The price for thermal coal at the port of Newcastle in New South Wales, the benchmark for Asia , jumped $6.70, or 5.1 percent, to $138.50 a metric ton in the week ended Jan. 14, the highest since September 2008, according to IHS McCloskey, a Petersfield, U.K.-based provider of coal data, Kazinform refers to Bloomberg.

The state's worst flooding in 50 years may have cost A$2.3 billion ($2.3 billion) in lost coal sales, Queensland Resources Council estimates with only 15 percent of the state's mines operating at full production. BHP Billiton Ltd . and Xstrata Plc are among producers who've said they may miss deliveries.

Australian hard prime coking coal sold for $280 a ton on average last week, up from $265 the week before, according to IHS McCloskey. That's the highest price for data going back to the week ended Nov. 5.

Global prices for coking coal used by steelmakers may reach between $400 and $500 a ton because of the floods, according to consultant Wood Mackenzie Ltd.

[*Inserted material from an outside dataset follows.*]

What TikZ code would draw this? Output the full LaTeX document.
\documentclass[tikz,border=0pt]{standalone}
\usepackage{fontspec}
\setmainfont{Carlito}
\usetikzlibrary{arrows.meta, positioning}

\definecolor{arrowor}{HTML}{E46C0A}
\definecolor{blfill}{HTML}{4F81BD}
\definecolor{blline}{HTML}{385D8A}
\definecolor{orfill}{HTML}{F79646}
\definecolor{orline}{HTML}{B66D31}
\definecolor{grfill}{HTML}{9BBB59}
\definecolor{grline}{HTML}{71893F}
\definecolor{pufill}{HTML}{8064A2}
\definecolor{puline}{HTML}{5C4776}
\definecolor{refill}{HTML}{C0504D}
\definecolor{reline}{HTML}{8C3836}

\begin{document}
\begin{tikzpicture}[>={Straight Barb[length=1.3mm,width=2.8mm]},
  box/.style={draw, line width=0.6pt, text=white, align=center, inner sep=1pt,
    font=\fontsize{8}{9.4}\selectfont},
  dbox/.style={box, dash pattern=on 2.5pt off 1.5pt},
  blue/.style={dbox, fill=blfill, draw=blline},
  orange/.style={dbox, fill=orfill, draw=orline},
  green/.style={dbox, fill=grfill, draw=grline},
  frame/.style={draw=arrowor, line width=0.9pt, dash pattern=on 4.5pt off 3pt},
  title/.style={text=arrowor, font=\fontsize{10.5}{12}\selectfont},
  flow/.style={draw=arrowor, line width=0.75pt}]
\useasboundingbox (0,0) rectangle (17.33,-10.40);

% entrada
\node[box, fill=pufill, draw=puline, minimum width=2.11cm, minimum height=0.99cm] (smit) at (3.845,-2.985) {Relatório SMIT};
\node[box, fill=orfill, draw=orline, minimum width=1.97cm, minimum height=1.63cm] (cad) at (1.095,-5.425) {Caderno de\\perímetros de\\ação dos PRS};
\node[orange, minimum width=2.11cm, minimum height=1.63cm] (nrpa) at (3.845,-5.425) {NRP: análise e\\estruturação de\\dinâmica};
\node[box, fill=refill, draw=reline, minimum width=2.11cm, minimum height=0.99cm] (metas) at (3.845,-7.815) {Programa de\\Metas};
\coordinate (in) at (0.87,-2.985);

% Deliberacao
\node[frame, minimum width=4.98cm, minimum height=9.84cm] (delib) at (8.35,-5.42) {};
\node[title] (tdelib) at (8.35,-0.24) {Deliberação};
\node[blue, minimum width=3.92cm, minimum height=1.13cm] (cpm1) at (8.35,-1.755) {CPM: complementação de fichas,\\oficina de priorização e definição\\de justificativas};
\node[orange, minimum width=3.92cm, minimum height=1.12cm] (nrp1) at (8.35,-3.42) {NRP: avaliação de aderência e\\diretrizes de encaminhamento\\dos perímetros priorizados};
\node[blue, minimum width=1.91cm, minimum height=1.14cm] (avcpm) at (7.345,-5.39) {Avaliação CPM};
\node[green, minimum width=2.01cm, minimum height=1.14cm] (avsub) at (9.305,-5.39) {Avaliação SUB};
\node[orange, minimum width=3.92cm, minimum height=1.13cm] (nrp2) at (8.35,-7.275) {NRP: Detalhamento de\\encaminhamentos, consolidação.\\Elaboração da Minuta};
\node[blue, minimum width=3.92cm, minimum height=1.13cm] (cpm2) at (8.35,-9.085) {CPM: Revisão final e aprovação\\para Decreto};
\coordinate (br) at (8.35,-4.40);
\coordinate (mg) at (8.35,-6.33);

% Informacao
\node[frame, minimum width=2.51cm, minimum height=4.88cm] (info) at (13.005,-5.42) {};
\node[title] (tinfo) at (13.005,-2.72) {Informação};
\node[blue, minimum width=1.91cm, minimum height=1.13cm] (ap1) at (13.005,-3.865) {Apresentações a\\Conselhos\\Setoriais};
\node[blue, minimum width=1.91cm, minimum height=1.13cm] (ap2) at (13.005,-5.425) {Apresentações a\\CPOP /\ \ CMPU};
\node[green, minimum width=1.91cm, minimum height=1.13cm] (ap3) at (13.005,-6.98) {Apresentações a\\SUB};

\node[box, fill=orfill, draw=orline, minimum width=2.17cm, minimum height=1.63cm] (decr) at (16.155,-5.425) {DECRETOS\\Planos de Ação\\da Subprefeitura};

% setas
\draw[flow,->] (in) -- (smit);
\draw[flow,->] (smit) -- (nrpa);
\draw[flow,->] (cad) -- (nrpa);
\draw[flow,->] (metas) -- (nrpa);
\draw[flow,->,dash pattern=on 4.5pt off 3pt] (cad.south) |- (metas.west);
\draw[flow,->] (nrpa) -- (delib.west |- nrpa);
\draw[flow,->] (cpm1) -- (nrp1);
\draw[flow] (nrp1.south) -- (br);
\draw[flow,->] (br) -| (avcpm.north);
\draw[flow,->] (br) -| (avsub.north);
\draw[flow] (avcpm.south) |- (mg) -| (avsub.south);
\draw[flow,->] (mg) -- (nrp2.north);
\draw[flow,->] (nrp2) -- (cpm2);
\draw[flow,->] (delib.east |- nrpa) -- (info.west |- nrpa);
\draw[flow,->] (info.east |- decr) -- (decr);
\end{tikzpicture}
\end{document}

The deluge may cut output of the two coal varieties by about 15 million tons, according to estimates from National Australia Bank Ltd. Some mines may take as many as six weeks to resume production, the bank said.

Australia is the largest shipper of steelmaking coal and trails only Indonesia in exports of the commodity burnt by power stations. The country shipped 259 million tons of the two varieties in 2009, the World Coal Association website shows.